La répression continue. Tous les jours, ils matraquent des chômeurs ou des membres d'assemblées. Pendant ce temps, le 19 décembre 2002, j'arrive Place du Congrès, le bus 37 est dévié de sa route et je descends. Sept “assembléistes” bloquent l'avenue Callao, une casserole et un drapeau argentin à la main.

Place de Mai, des artistes sont sur scène, il y a de la danse et des boissons… C'est organisé par la CTA et les CCC, les assemblées, Barrios de Pie etc … C'est pathétique.
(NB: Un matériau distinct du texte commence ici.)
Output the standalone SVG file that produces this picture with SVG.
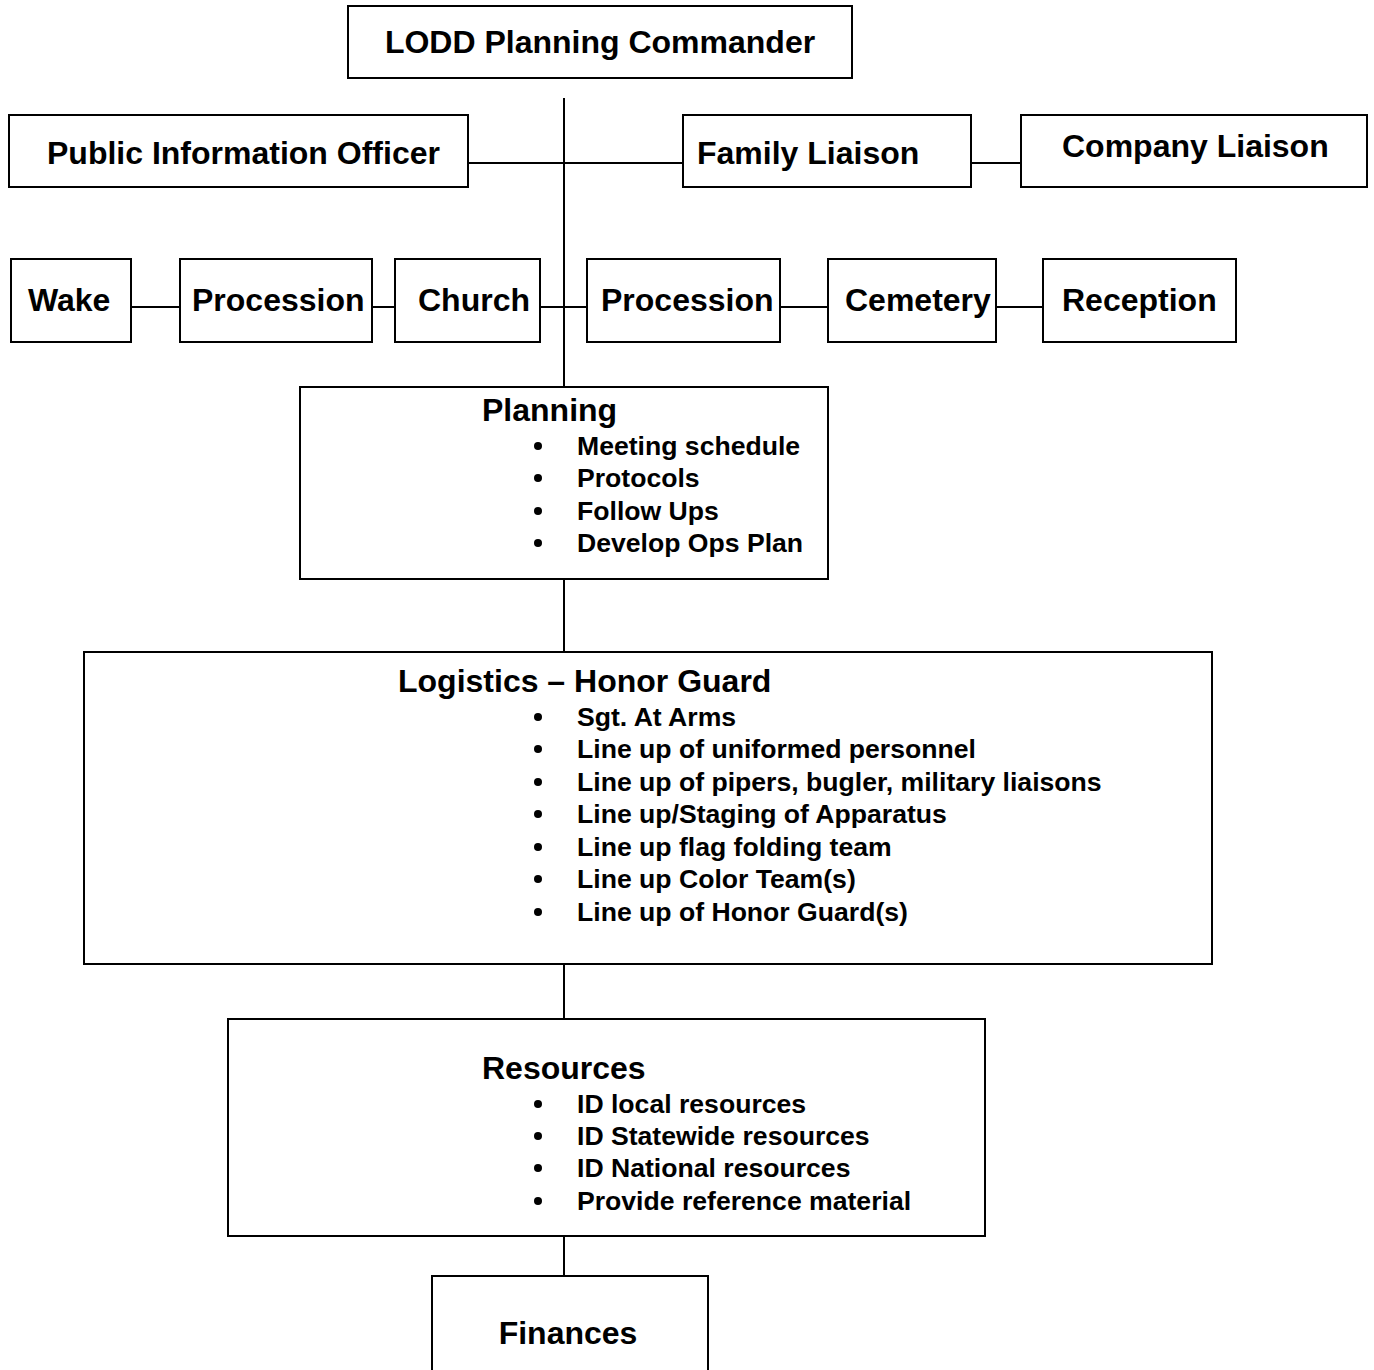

Le 20, policiers et piqueteros se sont réparti les mesures de sécurité. Ils marchent encerclés par des cordes et des bâtons ou en se tenant par la main comme à l'école…
A 18 heures, on joue le petit air “et que vienne l'explosion”.

Sans parler des discours…

Vers la fin, dans un dernier sursaut, une poignée de compagnons tente d'affronter la police qui protège le Palais gouvernemental, l'institution, l'ordre et la misère de l'autre coté des barrières. Ce sont les mêmes flics qui hier encore nous canardaient dans le centre, les mêmes qui nous assassinaient et continuent à nous tuer. Et les dirigeants et partis qui en décembre 2001 attendaient à l'abri prétendent aujourd'hui tirer profit de ce qui a été fait et se gargarisent des morts… bande de lâches.

“Les incidents n'ont duré que quelques minutes car les piqueteros du service d'ordre (non pas la police) ont protégé les barrières et empêché ce groupe —à peine une poignée de jeunes— de faire dégénérer une protestation sociale impeccable et pacifique” (Clarin, le 21-12-2002).

A la question que lui posait un journaliste de télé Cronica : “ils étaient masqués, pensez-vous qu'il pouvait s'agir de policiers ?”, un militant du PO a répondu que c'était
fort probable.

Les imbéciles les accusent d'avoir été masqués… comme si nous ne savions pas que c'est en démocratie que se font les listes noires.

Le commissaire, pour sa part, peut être content.

Juan
Libertad n°25, mai-juin 2003

1. SIDE : police politique.
2.Radio 10 appartient au clone du fascisme Daniel Haddad.
3.Jeu de mots sur le terme corralito qui désigne à la fois un petit enclos et la mesure de Cavallo qui consistait à limiter les retraits en liquide des épargnants.
4.Equivalent de nos vendeurs de merguez dans les manifs.